While segregation ended in 1964, many southern cities, including Plant City, were not open to the idea of change in their city, said Brown’s grandmother, Doreatha Brown, one of the many friends and family members she interviewed this summer while she gathered qualitative research.

“It was very prejudiced,” said Doreatha Brown. “We had to make sure we did all of our shopping and everything before dark. Even after desegregation came along there still took some time for the changes to take place.”

Anisa Brown, a journalism major, said her grandmother and mother were nervous her research might ruffle some feathers in the community.

“They were just nervous that people would disagree with my article or feel like I’m attacking Plant City,” she said. “But I’m really not. I’m just telling the story.”

Brown said it was hard to hear the stories about integrating into schools and the bravery and fortitude it took. She also asked her interviewees of their reaction to hearing Martin Luther King Jr.’s “I Have a Dream” speech and his later assassination.

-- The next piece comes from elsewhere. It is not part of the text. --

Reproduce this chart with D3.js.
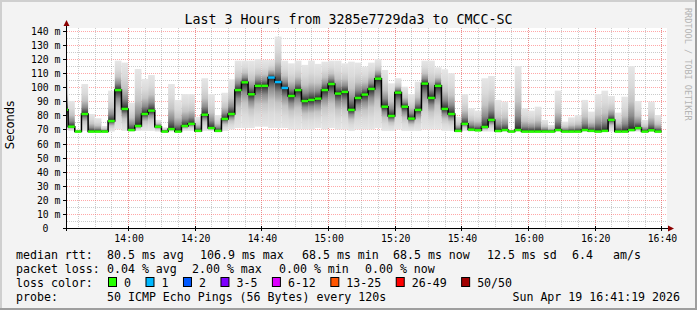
<!DOCTYPE html>
<html>
<head>
<meta charset="utf-8">
<script src="https://cdn.jsdelivr.net/npm/d3@7"></script>
<style>
  body { margin: 0; background: #f3f3f3; }
  svg { display: block; }
  text { font-family: "DejaVu Sans Mono", monospace; fill: #000; }
</style>
</head>
<body>
<script>
// one entry per 2 minute step, first step starts 13:40 (partly off the left edge)
var medianMs = [
    84, 72, 68.5, 81, 68.5, 68.5, 68.5, 76, 98, 84.6,
    69.6, 72.5, 81, 83.4, 72, 68.5, 70.3, 68.5, 72.5, 74,
    69, 80.5, 71, 69, 77.5, 81, 98, 103.5, 95, 101,
    101, 106.9, 103.7, 99.5, 93.8, 98, 90.2, 91, 91.9, 98,
    102.3, 95.5, 96.7, 83.9, 92.4, 94.8, 98.8, 106.1, 86.2, 79.6,
    96.2, 86.2, 77.7, 83.9, 102.6, 92.4, 101, 84.6, 81, 69,
    74, 69.9, 69.4, 71.8, 76.8, 68.9, 69.6, 68.5, 69.6, 68.5,
    68.5, 68.5, 68.5, 68.5, 69.6, 68.5, 68.5, 68.5, 69.6, 69,
    68.5, 69, 76.8, 68.5, 68.5, 69.6, 71, 68.5, 69.4, 68.5
];
var smokeMax = [
    108.7, 90.3, 70, 102.3, 81, 78, 72.5, 97.6, 118.9, 117.5,
    89, 113, 105.9, 108.7, 76.8, 71.5, 102.3, 91, 95.2, 95.2,
    79, 106.4, 95.2, 80.3, 96.1, 105.6, 118.9, 118.9, 118.9, 120,
    119.4, 119.4, 136, 118.9, 117, 118.9, 115.9, 118.9, 116.6, 118.2,
    118.9, 118.9, 117, 118.2, 117.5, 114.7, 117.5, 119.9, 112.3, 102.8,
    106.4, 100.4, 95.2, 104, 118.9, 118.9, 114.2, 112.8, 110, 79,
    95.2, 85, 83.4, 106.4, 108, 91, 89.8, 70, 115.1, 85,
    83.4, 86.2, 76.8, 73.2, 97.6, 75.6, 78.6, 80.3, 91, 82.7,
    95.2, 97.6, 93.8, 82, 93.3, 115.1, 90.3, 76.8, 89.8, 80.3
];
var smokeMin = [
    70, 69, 68.5, 69, 68.5, 68.5, 68.5, 68.5, 70, 69,
    68.5, 69, 69, 69, 68.5, 68.5, 68.5, 68.5, 69, 69,
    68.5, 69, 69, 68.5, 69, 70, 71, 71, 71, 72,
    72, 71, 71, 71, 70, 70, 70, 70, 71, 70,
    71, 70, 70, 69, 70, 70, 70, 71, 69, 69,
    70, 69, 69, 69, 70, 70, 70, 69, 69, 68.5,
    69, 68.5, 68.5, 68.5, 68.5, 68.5, 68.5, 68.5, 68.5, 68.5,
    68.5, 68.5, 68.5, 68.5, 68.5, 68.5, 68.5, 68.5, 68.5, 68.5,
    68.5, 68.5, 68.5, 68.5, 68.5, 68.5, 68.5, 68.5, 68.5, 68.5
];
// lost pings per step (out of 50)
var lossCount = [
    0, 0, 0, 0, 0, 0, 0, 0, 0, 0,
    0, 0, 0, 0, 0, 0, 0, 0, 0, 0,
    0, 0, 0, 0, 0, 0, 0, 0, 0, 0,
    0, 1, 1, 1, 0, 0, 0, 0, 0, 0,
    0, 0, 0, 0, 0, 0, 0, 0, 0, 0,
    0, 0, 0, 0, 0, 0, 0, 0, 0, 0,
    0, 0, 0, 0, 0, 0, 0, 0, 0, 0,
    0, 0, 0, 0, 0, 0, 0, 0, 0, 0,
    0, 0, 0, 0, 0, 0, 0, 0, 0, 0
];

var lossLabels = ['0', '1', '2', '3-5', '6-12', '13-25', '26-49', '50/50'];
var lossColors = ['#26ff00', '#00b8ff', '#0059ff', '#7e00ff', '#dd00ff', '#ff5500', '#ff0000', '#a10000'];
var lossUpper = [0, 1, 2, 5, 12, 25, 49, 50];

var rttStats = [['80.5 ms avg', 107], ['106.9 ms max', 200], ['68.5 ms min', 302],
    ['68.5 ms now', 393], ['12.5 ms sd', 487], ['6.4', 572], ['am/s', 613]];
var lossStats = [['0.04 % avg', 107], ['2.00 % max', 192], ['0.00 % min', 279], ['0.00 % now', 365]];

var title = 'Last 3 Hours from 3285e7729da3 to CMCC-SC';
var probeText = '50 ICMP Echo Pings (56 Bytes) every 120s';
var stampText = 'Sun Apr 19 16:41:19 2026';

var width = 697, height = 310;
var plotL = 67, plotR = 667, plotT = 28, plotB = 228;

var firstStep = new Date(2026, 3, 19, 13, 40, 0);
var steps = medianMs.map(function(d, i) {
    return {
        t0: d3.timeMinute.offset(firstStep, 2 * i),
        t1: d3.timeMinute.offset(firstStep, 2 * i + 2),
        median: d, hi: smokeMax[i], lo: smokeMin[i], loss: lossCount[i]
    };
});

var x = d3.scaleTime()
    .domain([new Date(2026, 3, 19, 13, 41, 40), new Date(2026, 3, 19, 16, 41, 40)])
    .range([plotL, plotR]);
var y = d3.scaleLinear()
    .domain([0, 142.1])
    .range([plotB, plotT]);

var svg = d3.select('body').append('svg')
    .attr('width', width)
    .attr('height', height);

// canvas + frame
svg.append('rect').attr('width', width).attr('height', height).attr('fill', '#f3f3f3');
svg.append('path').attr('d', 'M1,' + height + 'V1H' + width)
    .attr('fill', 'none').attr('stroke', '#cfcfcf').attr('stroke-width', 2);
svg.append('path').attr('d', 'M0,' + (height - 1) + 'H' + (width - 1) + 'V0')
    .attr('fill', 'none').attr('stroke', '#9e9e9e').attr('stroke-width', 2);

svg.append('rect')
    .attr('x', plotL).attr('y', plotT)
    .attr('width', plotR - plotL).attr('height', plotB - plotT)
    .attr('fill', '#fff');

var defs = svg.append('defs');
defs.append('clipPath').attr('id', 'plot')
    .append('rect').attr('x', plotL).attr('y', plotT)
    .attr('width', plotR - plotL).attr('height', plotB - plotT);

// smoke shading: dark next to the median, fading out toward the extremes
var shadeStops = [[0, '#202020'], [0.07, '#4a4a4a'], [0.22, '#8c8c8c'], [0.45, '#c4c4c4'], [0.7, '#dadada'], [1, '#e6e6e6']];
function gradient(id, y1, y2) {
    var g = defs.append('linearGradient').attr('id', id)
        .attr('x1', 0).attr('x2', 0).attr('y1', y1).attr('y2', y2);
    shadeStops.forEach(function(s) {
        g.append('stop').attr('offset', s[0]).attr('stop-color', s[1]);
    });
}
gradient('smokeUp', 1, 0);
gradient('smokeDown', 0, 1);

// grid
var grid = svg.append('g').attr('clip-path', 'url(#plot)');
var minorX = d3.timeMinute.every(5).range(new Date(2026, 3, 19, 13, 45), new Date(2026, 3, 19, 16, 42));
var majorX = d3.timeMinute.every(20).range(new Date(2026, 3, 19, 14, 0), new Date(2026, 3, 19, 16, 42));
var minorY = d3.range(5, 141, 10);
var majorY = d3.range(10, 141, 10);

function px(v) { return Math.round(v) + 0.5; }

grid.selectAll('.vmin').data(minorX).enter().append('line')
    .attr('x1', function(d) { return px(x(d)); })
    .attr('x2', function(d) { return px(x(d)); })
    .attr('y1', plotT).attr('y2', plotB)
    .attr('stroke', 'rgba(140,140,140,0.45)').attr('stroke-dasharray', '1,1');
grid.selectAll('.hmin').data(minorY).enter().append('line')
    .attr('x1', plotL).attr('x2', plotR)
    .attr('y1', function(d) { return px(y(d)); })
    .attr('y2', function(d) { return px(y(d)); })
    .attr('stroke', 'rgba(140,140,140,0.45)').attr('stroke-dasharray', '1,1');
grid.selectAll('.vmaj').data(majorX).enter().append('line')
    .attr('x1', function(d) { return px(x(d)); })
    .attr('x2', function(d) { return px(x(d)); })
    .attr('y1', plotT).attr('y2', plotB)
    .attr('stroke', 'rgba(255,95,95,0.55)').attr('stroke-dasharray', '1,1');
grid.selectAll('.hmaj').data(majorY).enter().append('line')
    .attr('x1', plotL).attr('x2', plotR)
    .attr('y1', function(d) { return px(y(d)); })
    .attr('y2', function(d) { return px(y(d)); })
    .attr('stroke', 'rgba(255,95,95,0.55)').attr('stroke-dasharray', '1,1');

// smoke
var plot = svg.append('g').attr('clip-path', 'url(#plot)');
plot.selectAll('.up').data(steps).enter().append('rect')
    .attr('x', function(d) { return x(d.t0); })
    .attr('width', function(d) { return x(d.t1) - x(d.t0); })
    .attr('y', function(d) { return y(d.hi); })
    .attr('height', function(d) { return Math.max(0, y(d.median) - y(d.hi)); })
    .attr('fill', 'url(#smokeUp)');
plot.selectAll('.down').data(steps.filter(function(d) { return d.median - d.lo > 0.6; }))
    .enter().append('rect')
    .attr('x', function(d) { return x(d.t0); })
    .attr('width', function(d) { return x(d.t1) - x(d.t0); })
    .attr('y', function(d) { return y(d.median); })
    .attr('height', function(d) { return y(d.lo) - y(d.median); })
    .attr('fill', 'url(#smokeDown)');

// median step line
var stepLine = d3.line()
    .x(function(d) { return x(d[0]); })
    .y(function(d) { return y(d[1]); })
    .curve(d3.curveStepAfter);
var linePts = steps.map(function(d) { return [d.t0, d.median]; });
linePts.push([steps[steps.length - 1].t1, steps[steps.length - 1].median]);
plot.append('path').attr('d', stepLine(linePts))
    .attr('fill', 'none').attr('stroke', '#000').attr('stroke-width', 1.5);

function lossColor(n) {
    for (var i = 0; i < lossUpper.length; i++) {
        if (n <= lossUpper[i]) return lossColors[i];
    }
    return lossColors[lossColors.length - 1];
}
plot.selectAll('.med').data(steps).enter().append('line')
    .attr('x1', function(d) { return x(d.t0); })
    .attr('x2', function(d) { return x(d.t1); })
    .attr('y1', function(d) { return y(d.median); })
    .attr('y2', function(d) { return y(d.median); })
    .attr('stroke', function(d) { return lossColor(d.loss); })
    .attr('stroke-width', 2.5);

// axes
svg.append('line').attr('x1', plotL - 0.5).attr('x2', plotL - 0.5)
    .attr('y1', plotB + 3).attr('y2', plotT - 4).attr('stroke', '#000');
svg.append('line').attr('x1', plotL - 4).attr('x2', plotR + 2)
    .attr('y1', plotB + 0.5).attr('y2', plotB + 0.5).attr('stroke', '#000');
svg.append('path').attr('d', 'M63.5,26L69.5,26L66.5,20Z').attr('fill', '#8b0000');
svg.append('path').attr('d', 'M668,225.5L668,231.5L674,228.5Z').attr('fill', '#8b0000');

svg.selectAll('.ytick').data([0].concat(majorY)).enter().append('line')
    .attr('x1', plotL - 4).attr('x2', plotL)
    .attr('y1', function(d) { return px(y(d)); })
    .attr('y2', function(d) { return px(y(d)); })
    .attr('stroke', '#000');
svg.selectAll('.xtick').data(majorX).enter().append('line')
    .attr('x1', function(d) { return px(x(d)); })
    .attr('x2', function(d) { return px(x(d)); })
    .attr('y1', plotB - 2).attr('y2', plotB + 3)
    .attr('stroke', '#000');

svg.selectAll('.ylab').data([0].concat(majorY)).enter().append('text')
    .attr('x', function(d) { return d === 0 ? 48.5 : 60.5; })
    .attr('y', function(d) { return y(d) + 4; })
    .attr('text-anchor', 'end')
    .style('font-size', '9.8px')
    .text(function(d) { return d === 0 ? '0' : d + ' m'; });

var fmt = d3.timeFormat('%H:%M');
svg.selectAll('.xlab').data(majorX).enter().append('text')
    .attr('x', function(d) { return x(d) + 1; })
    .attr('y', 242)
    .attr('text-anchor', 'middle')
    .style('font-size', '9.8px')
    .text(function(d) { return fmt(d); });

svg.append('text')
    .attr('transform', 'translate(14,125) rotate(-90)')
    .attr('text-anchor', 'middle')
    .style('font-family', '"DejaVu Sans", sans-serif')
    .style('font-size', '11.5px')
    .text('Seconds');

svg.append('text')
    .attr('x', width / 2).attr('y', 23.5)
    .attr('text-anchor', 'middle')
    .style('font-size', '13.3px')
    .text(title);

svg.append('text')
    .attr('transform', 'translate(685,8) rotate(90)')
    .style('font-size', '8.5px')
    .style('fill', '#b4b4b4')
    .text('RRDTOOL / TOBI OETIKER');

// legend
var lg = svg.append('g').style('font-size', '11.6px');
lg.append('text').attr('x', 16).attr('y', 258.5).text('median rtt:');
lg.selectAll('.rtt').data(rttStats).enter().append('text')
    .attr('x', function(d) { return d[1]; }).attr('y', 258.5)
    .text(function(d) { return d[0]; });
lg.append('text').attr('x', 16).attr('y', 272.5).text('packet loss:');
lg.selectAll('.pl').data(lossStats).enter().append('text')
    .attr('x', function(d) { return d[1]; }).attr('y', 272.5)
    .text(function(d) { return d[0]; });
lg.append('text').attr('x', 16).attr('y', 286.5).text('loss color:');

var sx = 108;
lossLabels.forEach(function(label, i) {
    lg.append('rect')
        .attr('x', sx + 0.5).attr('y', 277.5)
        .attr('width', 8).attr('height', 9)
        .attr('fill', lossColors[i]).attr('stroke', '#000');
    var t = lg.append('text').attr('x', sx + 16).attr('y', 286.5).text(label);
    sx = sx + 16 + t.node().getComputedTextLength() + 14.5;
});

lg.append('text').attr('x', 16).attr('y', 300.5).text('probe:');
lg.append('text').attr('x', 107).attr('y', 300.5).text(probeText);
lg.append('text').attr('x', 680).attr('y', 300.5).attr('text-anchor', 'end').text(stampText);
</script>
</body>
</html>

“While growing up in Plant City may have been a loving and accepting community for some, for others the experience was not quite the same,” Brown writes. “They have struggled with racism, inequality and, to some degree, hatred from their counterparts. This is a universal feeling for the black community from Plant City. However, these individuals did not let that deter them from reaching their full potential.”

Brown is working toward a career in print or broadcast journalism, though she is finding a pull to print. She is a copy editor for the Minaret and enjoys interviewing people and learning their stories. It was just a plus that her assignment this summer gave her a better picture of her own history.

“Plant City, like any other city in the United States, has had its flaws. But, over the last 40 years Plant City has made major adjustments in how to treat others, so all races could feel equal,” Brown writes. “Living in this beautiful city my entire life, it was hard to imagine how difficult it was growing up as a black person during that time period, trying to overcome obstacles many said were impossible. These brave individuals powered through and continue to call Plant City their home.”

Brown’s paper will be published in three installments of Focus Plant City, beginning in mid-September.